— begin SOURCE DATA —

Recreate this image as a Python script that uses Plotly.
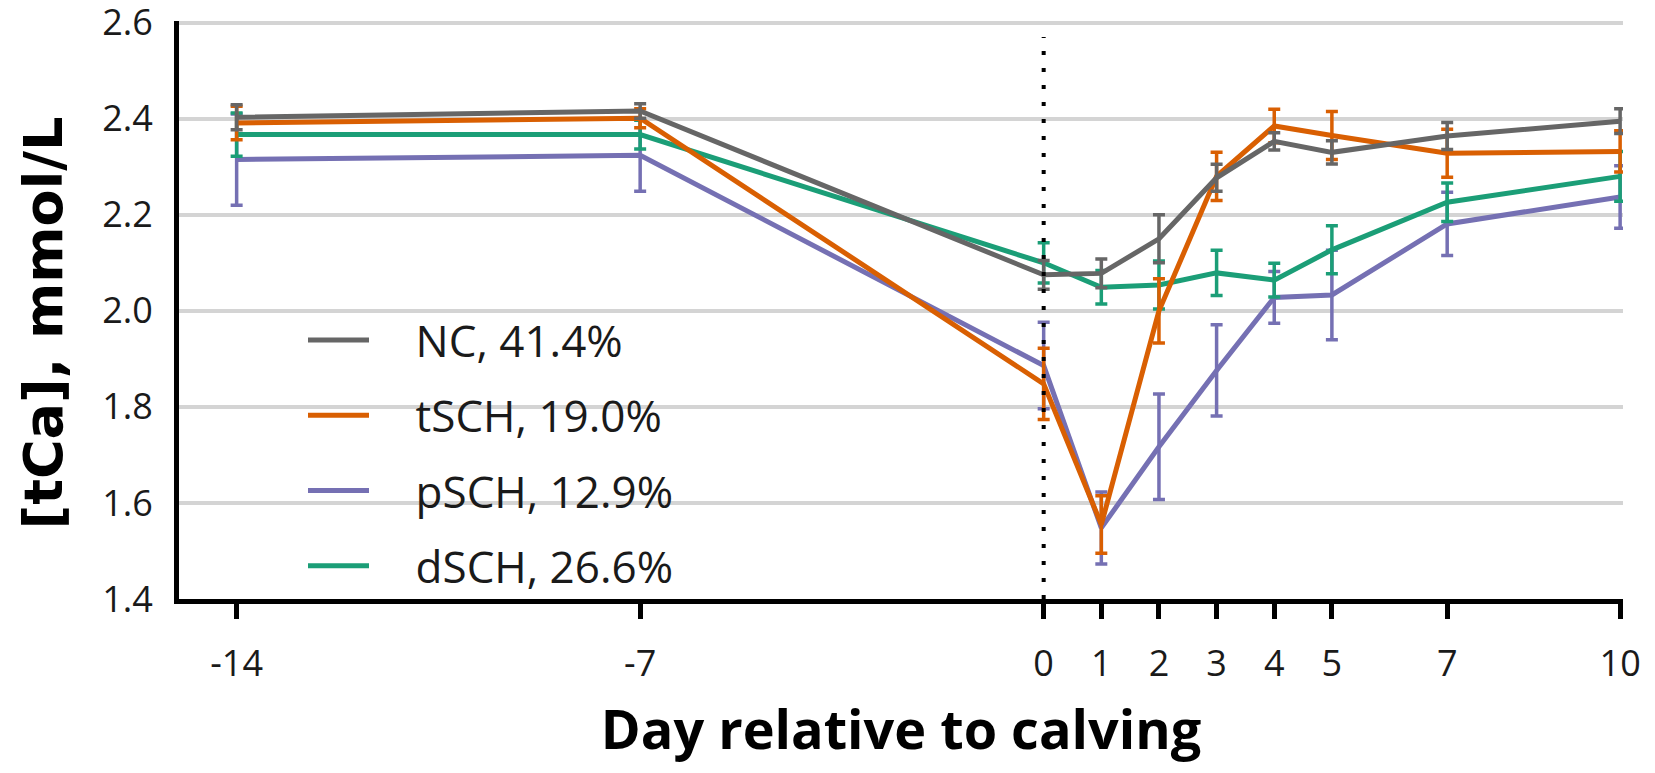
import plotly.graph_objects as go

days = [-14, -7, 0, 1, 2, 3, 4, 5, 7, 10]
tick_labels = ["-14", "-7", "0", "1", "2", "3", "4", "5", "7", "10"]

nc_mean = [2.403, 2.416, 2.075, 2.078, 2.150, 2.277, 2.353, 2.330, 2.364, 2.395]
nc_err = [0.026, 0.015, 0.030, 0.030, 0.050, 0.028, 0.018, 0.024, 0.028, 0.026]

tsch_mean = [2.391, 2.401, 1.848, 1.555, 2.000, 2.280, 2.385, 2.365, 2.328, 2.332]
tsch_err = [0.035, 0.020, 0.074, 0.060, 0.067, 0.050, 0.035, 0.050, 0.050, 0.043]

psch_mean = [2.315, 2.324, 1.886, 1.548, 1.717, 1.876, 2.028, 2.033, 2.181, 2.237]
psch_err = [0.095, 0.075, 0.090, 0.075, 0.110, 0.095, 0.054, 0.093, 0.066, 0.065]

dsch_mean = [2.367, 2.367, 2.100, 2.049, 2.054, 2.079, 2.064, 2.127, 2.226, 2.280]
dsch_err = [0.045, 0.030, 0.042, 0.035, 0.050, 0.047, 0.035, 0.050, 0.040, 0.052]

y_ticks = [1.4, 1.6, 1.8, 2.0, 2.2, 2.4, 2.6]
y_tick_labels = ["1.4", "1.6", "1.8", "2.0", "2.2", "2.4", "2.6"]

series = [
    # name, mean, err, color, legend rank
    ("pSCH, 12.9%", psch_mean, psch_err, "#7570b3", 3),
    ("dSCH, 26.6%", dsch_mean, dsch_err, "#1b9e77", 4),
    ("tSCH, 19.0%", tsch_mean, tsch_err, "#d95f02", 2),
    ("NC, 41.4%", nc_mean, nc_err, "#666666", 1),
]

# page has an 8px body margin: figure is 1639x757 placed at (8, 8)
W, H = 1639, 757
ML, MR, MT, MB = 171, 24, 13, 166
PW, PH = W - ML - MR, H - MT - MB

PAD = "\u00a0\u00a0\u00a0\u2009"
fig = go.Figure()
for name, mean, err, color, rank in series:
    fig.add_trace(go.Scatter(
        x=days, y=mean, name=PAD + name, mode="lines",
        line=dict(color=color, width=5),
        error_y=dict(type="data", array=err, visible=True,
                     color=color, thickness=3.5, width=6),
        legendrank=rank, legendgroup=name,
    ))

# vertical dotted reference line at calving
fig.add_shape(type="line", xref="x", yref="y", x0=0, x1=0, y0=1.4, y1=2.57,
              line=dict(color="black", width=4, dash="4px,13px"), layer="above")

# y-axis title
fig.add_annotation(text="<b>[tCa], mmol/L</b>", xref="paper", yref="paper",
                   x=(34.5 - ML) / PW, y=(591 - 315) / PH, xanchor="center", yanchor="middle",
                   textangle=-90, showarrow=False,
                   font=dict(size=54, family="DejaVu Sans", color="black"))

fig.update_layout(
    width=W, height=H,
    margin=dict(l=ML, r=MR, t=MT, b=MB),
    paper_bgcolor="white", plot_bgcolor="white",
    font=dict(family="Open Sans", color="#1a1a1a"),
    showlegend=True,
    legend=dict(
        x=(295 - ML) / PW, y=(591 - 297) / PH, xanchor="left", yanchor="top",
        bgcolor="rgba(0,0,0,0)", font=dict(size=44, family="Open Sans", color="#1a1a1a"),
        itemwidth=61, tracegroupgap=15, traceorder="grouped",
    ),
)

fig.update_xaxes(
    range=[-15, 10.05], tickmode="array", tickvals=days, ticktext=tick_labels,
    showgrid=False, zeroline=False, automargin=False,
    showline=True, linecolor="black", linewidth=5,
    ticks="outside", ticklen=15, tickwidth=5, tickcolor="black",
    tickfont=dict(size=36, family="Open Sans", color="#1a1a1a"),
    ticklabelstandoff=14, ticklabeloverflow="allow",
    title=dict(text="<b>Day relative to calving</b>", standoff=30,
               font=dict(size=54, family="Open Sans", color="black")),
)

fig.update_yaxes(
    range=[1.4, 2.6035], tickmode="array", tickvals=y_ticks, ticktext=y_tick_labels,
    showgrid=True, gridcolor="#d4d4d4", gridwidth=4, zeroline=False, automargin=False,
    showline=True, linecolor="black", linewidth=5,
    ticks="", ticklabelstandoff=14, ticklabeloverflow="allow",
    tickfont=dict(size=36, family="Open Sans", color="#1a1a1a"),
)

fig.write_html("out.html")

— end SOURCE DATA —

Reproduce the material above in full and without alteration, but skip all pictures.

Recreate this image as a Python script that uses Plotly.
import plotly.graph_objects as go

days = [-14, -7, 0, 1, 2, 3, 4, 5, 7, 10]
tick_labels = ["-14", "-7", "0", "1", "2", "3", "4", "5", "7", "10"]

nc_mean = [2.403, 2.416, 2.075, 2.078, 2.150, 2.277, 2.353, 2.330, 2.364, 2.395]
nc_err = [0.026, 0.015, 0.030, 0.030, 0.050, 0.028, 0.018, 0.024, 0.028, 0.026]

tsch_mean = [2.391, 2.401, 1.848, 1.555, 2.000, 2.280, 2.385, 2.365, 2.328, 2.332]
tsch_err = [0.035, 0.020, 0.074, 0.060, 0.067, 0.050, 0.035, 0.050, 0.050, 0.043]

psch_mean = [2.315, 2.324, 1.886, 1.548, 1.717, 1.876, 2.028, 2.033, 2.181, 2.237]
psch_err = [0.095, 0.075, 0.090, 0.075, 0.110, 0.095, 0.054, 0.093, 0.066, 0.065]

dsch_mean = [2.367, 2.367, 2.100, 2.049, 2.054, 2.079, 2.064, 2.127, 2.226, 2.280]
dsch_err = [0.045, 0.030, 0.042, 0.035, 0.050, 0.047, 0.035, 0.050, 0.040, 0.052]

y_ticks = [1.4, 1.6, 1.8, 2.0, 2.2, 2.4, 2.6]
y_tick_labels = ["1.4", "1.6", "1.8", "2.0", "2.2", "2.4", "2.6"]

series = [
    # name, mean, err, color, legend rank
    ("pSCH, 12.9%", psch_mean, psch_err, "#7570b3", 3),
    ("dSCH, 26.6%", dsch_mean, dsch_err, "#1b9e77", 4),
    ("tSCH, 19.0%", tsch_mean, tsch_err, "#d95f02", 2),
    ("NC, 41.4%", nc_mean, nc_err, "#666666", 1),
]

# page has an 8px body margin: figure is 1639x757 placed at (8, 8)
W, H = 1639, 757
ML, MR, MT, MB = 171, 24, 13, 166
PW, PH = W - ML - MR, H - MT - MB

PAD = "\u00a0\u00a0\u00a0\u2009"
fig = go.Figure()
for name, mean, err, color, rank in series:
    fig.add_trace(go.Scatter(
        x=days, y=mean, name=PAD + name, mode="lines",
        line=dict(color=color, width=5),
        error_y=dict(type="data", array=err, visible=True,
                     color=color, thickness=3.5, width=6),
        legendrank=rank, legendgroup=name,
    ))

# vertical dotted reference line at calving
fig.add_shape(type="line", xref="x", yref="y", x0=0, x1=0, y0=1.4, y1=2.57,
              line=dict(color="black", width=4, dash="4px,13px"), layer="above")

# y-axis title
fig.add_annotation(text="<b>[tCa], mmol/L</b>", xref="paper", yref="paper",
                   x=(34.5 - ML) / PW, y=(591 - 315) / PH, xanchor="center", yanchor="middle",
                   textangle=-90, showarrow=False,
                   font=dict(size=54, family="DejaVu Sans", color="black"))

fig.update_layout(
    width=W, height=H,
    margin=dict(l=ML, r=MR, t=MT, b=MB),
    paper_bgcolor="white", plot_bgcolor="white",
    font=dict(family="Open Sans", color="#1a1a1a"),
    showlegend=True,
    legend=dict(
        x=(295 - ML) / PW, y=(591 - 297) / PH, xanchor="left", yanchor="top",
        bgcolor="rgba(0,0,0,0)", font=dict(size=44, family="Open Sans", color="#1a1a1a"),
        itemwidth=61, tracegroupgap=15, traceorder="grouped",
    ),
)

fig.update_xaxes(
    range=[-15, 10.05], tickmode="array", tickvals=days, ticktext=tick_labels,
    showgrid=False, zeroline=False, automargin=False,
    showline=True, linecolor="black", linewidth=5,
    ticks="outside", ticklen=15, tickwidth=5, tickcolor="black",
    tickfont=dict(size=36, family="Open Sans", color="#1a1a1a"),
    ticklabelstandoff=14, ticklabeloverflow="allow",
    title=dict(text="<b>Day relative to calving</b>", standoff=30,
               font=dict(size=54, family="Open Sans", color="black")),
)

fig.update_yaxes(
    range=[1.4, 2.6035], tickmode="array", tickvals=y_ticks, ticktext=y_tick_labels,
    showgrid=True, gridcolor="#d4d4d4", gridwidth=4, zeroline=False, automargin=False,
    showline=True, linecolor="black", linewidth=5,
    ticks="", ticklabelstandoff=14, ticklabeloverflow="allow",
    tickfont=dict(size=36, family="Open Sans", color="#1a1a1a"),
)

fig.write_html("out.html")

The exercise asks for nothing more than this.